There still remains a possibility to construct other scenarios. The Bank expects that the near term will be stronger if there is a major medical breakthrough on treatments soon. The efficacious vaccination will take a little longer to be dispensed, thereby impacting the results more in 2021 and 2022. Although, it could also lead to a stronger recovery than assumed in the upside scenario.

Signs of bleak economic indicators

In Australia, activity shrunk severely in the June quarter, but started to recover late in the quarter. The condition in Victoria would decrease growth in September quarter and push out the recovery beyond that implying that economic activity is likely to continue to recover in much of the country over rest of the year and next. The recovery is likely to be slow and uneven, and GDP is likely to take some years to go back to the trend path anticipated before the virus outbreak.

Ms Ellis stated that employment and total hours worked are likely to fall in the next few months partially due to further activity restrictions in Victoria. Recovery in employment and hours should persist elsewhere, but there can be few obstacles.

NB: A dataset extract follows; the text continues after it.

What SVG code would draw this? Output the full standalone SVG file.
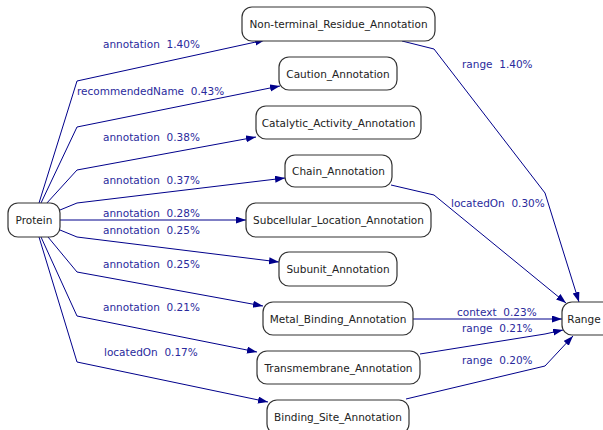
<svg xmlns="http://www.w3.org/2000/svg" width="603" height="430" viewBox="0 0 603 430">
<style>
.node rect{fill:#fff;stroke:#333;stroke-width:1.2}
.node text{font-family:"DejaVu Sans",sans-serif;font-size:10.5px;fill:#222;text-anchor:middle;dominant-baseline:central}
.edge{fill:none;stroke:#00008b;stroke-width:1;marker-end:url(#arr)}
.lbl{font-family:"DejaVu Sans",sans-serif;font-size:10.5px;fill:#2a2a9c;white-space:pre}
</style>
<defs>
<marker id="arr" markerUnits="userSpaceOnUse" markerWidth="11" markerHeight="8" refX="10" refY="3.5" orient="auto">
<path d="M0,0 L10,3.5 L0,7 z" fill="#00008b"/>
</marker>
</defs>
<rect width="603" height="430" fill="#fff"/>
<g id="connectors">
<path class="edge" d="M39,203 L77,81 L265,40"/>
<path class="edge" d="M41,203 L77,127 L280,86"/>
<path class="edge" d="M46,204 L77,170 L256,137"/>
<path class="edge" d="M60,210 L77,203 L285,178"/>
<path class="edge" d="M60,220 L246,220"/>
<path class="edge" d="M60,230 L77,237 L279,262"/>
<path class="edge" d="M48,237 L77,272 L263,306"/>
<path class="edge" d="M41,237 L77,316 L257,352"/>
<path class="edge" d="M39,237 L77,362 L268,402"/>
<path class="edge" d="M402,41 L434,49 L545,193 L579,302"/>
<path class="edge" d="M391,185 L434,195 L566,303"/>
<path class="edge" d="M413,319 L562,319"/>
<path class="edge" d="M420,354 L545,334 L563,330"/>
<path class="edge" d="M406,399 L545,366 L573,336"/>
<text class="lbl" x="103" y="48">annotation  1.40%</text>
<text class="lbl" x="77" y="95">recommendedName  0.43%</text>
<text class="lbl" x="103" y="141">annotation  0.38%</text>
<text class="lbl" x="103" y="184">annotation  0.37%</text>
<text class="lbl" x="103" y="217">annotation  0.28%</text>
<text class="lbl" x="103" y="234">annotation  0.25%</text>
<text class="lbl" x="103" y="268">annotation  0.25%</text>
<text class="lbl" x="103" y="311">annotation  0.21%</text>
<text class="lbl" x="104" y="356">locatedOn  0.17%</text>
<text class="lbl" x="462" y="68">range  1.40%</text>
<text class="lbl" x="451" y="207">locatedOn  0.30%</text>
<text class="lbl" x="457" y="316">context  0.23%</text>
<text class="lbl" x="462" y="332">range  0.21%</text>
<text class="lbl" x="462" y="364">range  0.20%</text>
</g>
<g id="protein" class="node"><rect x="8" y="203" width="52" height="34" rx="10"/><text x="34" y="220">Protein</text></g>
<g id="non_terminal" class="node"><rect x="242" y="7" width="193" height="34" rx="10"/><text x="338.5" y="24">Non-terminal_Residue_Annotation</text></g>
<g id="caution" class="node"><rect x="279" y="57" width="118" height="33" rx="10"/><text x="338" y="73.5">Caution_Annotation</text></g>
<g id="catalytic" class="node"><rect x="256" y="106" width="165" height="33" rx="10"/><text x="338.5" y="122.5">Catalytic_Activity_Annotation</text></g>
<g id="chain" class="node"><rect x="285" y="155" width="107" height="32" rx="10"/><text x="338.5" y="171">Chain_Annotation</text></g>
<g id="subcellular" class="node"><rect x="246" y="203" width="185" height="34" rx="10"/><text x="338.5" y="220">Subcellular_Location_Annotation</text></g>
<g id="subunit" class="node"><rect x="279" y="252" width="118" height="34" rx="10"/><text x="338" y="269">Subunit_Annotation</text></g>
<g id="metal_binding" class="node"><rect x="263" y="302" width="150" height="33" rx="10"/><text x="338" y="318.5">Metal_Binding_Annotation</text></g>
<g id="transmembrane" class="node"><rect x="257" y="351" width="163" height="33" rx="10"/><text x="338.5" y="367.5">Transmembrane_Annotation</text></g>
<g id="binding_site" class="node"><rect x="267" y="400" width="142" height="34" rx="10"/><text x="338" y="417">Binding_Site_Annotation</text></g>
<g id="range" class="node"><rect x="562" y="302" width="60" height="33" rx="10"/><text x="584" y="318.5">Range</text></g>
</svg>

RBA retained its prediction for the economy to contract by 6% in 2020 in its quarterly monetary policy statement issued on 7 August but had cut its forecast for 2021 by 1 percentage point to 5% growth. GDP is not forecasted to rebound to its 2019 level before early 2022.

Source: ABS; RBA

The unemployment rate is likely to reach 10% by the end of 2020 and be at 8.5% in December 2021. A high unemployment rate like this will weigh on wages which are anticipated to increase at 1.25% for next 2 years.

Bill Evans, Westpac expects the Australian economy to contract by 4.7% in 2020 with a 3% recovery in 2021 and an unemployment rate of 8.8% in 2020.

The business investment is projected to go down by 17% in 2020, and recovery in investment will be backed by the mining sector through 2021. The reason behind the bleak investment outlook is that many businesses have put their plans on hold amid weak demand and increased uncertainty.

Households lifted by JobKeeper wage subsidy, early superannuation access and coronavirus supplement would be vital to the economy's fate in coming 2 years, with borders expected to be closed until mid-2021. While, Dr Ellis also added that population growth would be significantly lower with poor jobs market, the closing of international borders and near halting of immigration. She noted that weak labour conditions would discourage some people, especially youngsters, from building new households.

RBA stated that main factors that will decide the pace and form of recovery would be continued fiscal stimulus including investment in recovery measures such as job training, spending incentives, wage subsidies and tax cuts.